3. Substrate‑Aware Metadata#

Even without external identity systems, RTT/Inside semantics apply:

  • Clarity score — how well the local identity is defined
  • Regime tag — analytic, mythic, or control
  • Triad role — A / B / C assignment
  • Coherence envelope — boundaries for local identity flows

These metadata fields demonstrate how substrate awareness works at the smallest scale.
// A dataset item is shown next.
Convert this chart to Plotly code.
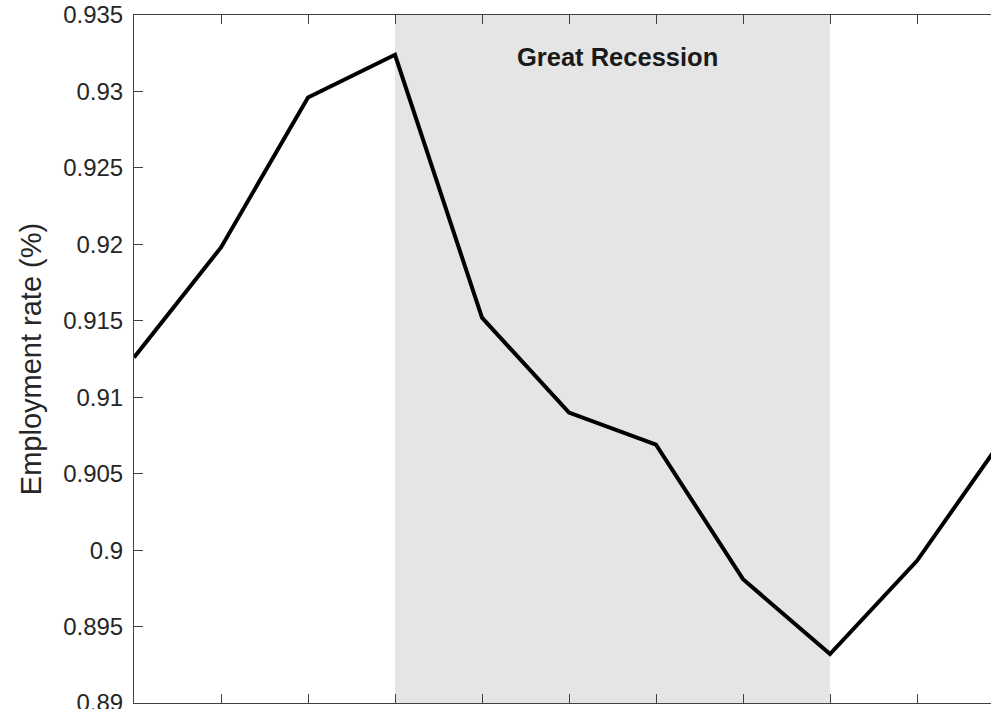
import plotly.graph_objects as go

years = [2004, 2005, 2006, 2007, 2008, 2009, 2010, 2011, 2012, 2013, 2014]
employment_rate = [0.9126, 0.9198, 0.9296, 0.9324, 0.9152, 0.9090, 0.9069, 0.8981, 0.8932, 0.8993, 0.9074]
recession_start, recession_end = 2007, 2012
recession_label = "Great Recession"
y_ticks = [0.89, 0.895, 0.9, 0.905, 0.91, 0.915, 0.92, 0.925, 0.93, 0.935]
y_tick_text = ["0.89", "0.895", "0.9", "0.905", "0.91", "0.915", "0.92", "0.925", "0.93", "0.935"]

axis_color = "#404040"
font_family = "Liberation Sans, Arial, sans-serif"

fig = go.Figure()
fig.add_shape(type="rect", xref="x", yref="paper", x0=recession_start, x1=recession_end,
              y0=0, y1=1, fillcolor="#e5e5e5", line_width=0, layer="below")
fig.add_trace(go.Scatter(x=years, y=employment_rate, mode="lines",
                         line=dict(color="black", width=4), showlegend=False, cliponaxis=True))
fig.add_annotation(x=2009.56, y=0.93225, xref="x", yref="y", text="<b>" + recession_label + "</b>",
                   showarrow=False, font=dict(family=font_family, size=25.5, color="#1a1a1a"))

fig.update_layout(
    width=991, height=709,
    margin=dict(l=134, r=0, t=15, b=6),
    paper_bgcolor="white", plot_bgcolor="white",
    template="none",
    font=dict(family=font_family, color="#262626"),
)
fig.update_xaxes(range=[2004, 2004 + (991 - 134) / 87.0], tickvals=years, showticklabels=False,
                 ticks="inside", ticklen=9, tickwidth=1, tickcolor=axis_color,
                 showline=True, linecolor=axis_color, linewidth=1, mirror="ticks",
                 showgrid=False, zeroline=False, automargin=False)
fig.update_yaxes(range=[0.89, 0.935], tickvals=y_ticks, ticktext=y_tick_text,
                 ticks="inside", ticklen=9, tickwidth=1, tickcolor=axis_color,
                 showline=True, linecolor=axis_color, linewidth=1,
                 showgrid=False, zeroline=False, automargin=False,
                 ticklabeloverflow="allow",
                 tickfont=dict(size=24, color="#262626"), ticklabelstandoff=5,
                 title=dict(text="Employment rate (%)", font=dict(size=29, color="#262626"), standoff=12))

fig.write_html(
    "out.html",
    config={"displayModeBar": False},
    post_script="document.body.style.margin='0';document.documentElement.style.overflow='hidden';document.body.style.overflow='hidden';",
)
Example: Minimal Local Identity Record#

A simple substrate‑aware identity object might look like:

{
  "local_identity": {
    "hostname": "enterprise-node-01",
    "user": "operator",
    "session": "local-runtime"
  },
  "substrate": {
    "clarity": 0.82,
    "regime": "analytic",
    "triad_role": "A",
    "coherence_envelope": "local"
  }
}

This example is intentionally minimal — it shows how substrate semantics attach to identity even when no directory service exists.


How Layer 0 Connects to Higher Layers#

Layer 0 feeds directly into:

  • Active Directory (1) — local identity becomes domain identity
  • LDAP (2) — local attributes map to schema entries
  • DNS SRV (3) — local services become discoverable
  • Kerberos (4) — local principals become realm principals
  • Service Discovery (5) — local services gain substrate tags
  • Modern Identity (6) — local identity becomes claims
  • Cloud Directory (7) — local identity becomes cloud identity
  • Zero‑Trust (8) — local identity becomes policy‑bounded identity

This makes Layer 0 the root substrate of the entire enterprise identity model.


Teaching Notes#

Students and AIs should begin here because:

  • It is the simplest identity layer
  • It demonstrates substrate semantics without complexity
  • It provides a clean baseline for clarity and regime analysis
  • It shows how identity exists even without external systems
  • It prepares learners for the more complex layers that follow

Layer 0 is the “hello world” of substrate‑aware identity.


Status#

Experimental — stable enough for teaching and RFC anchoring, evolving as the substrate model expands.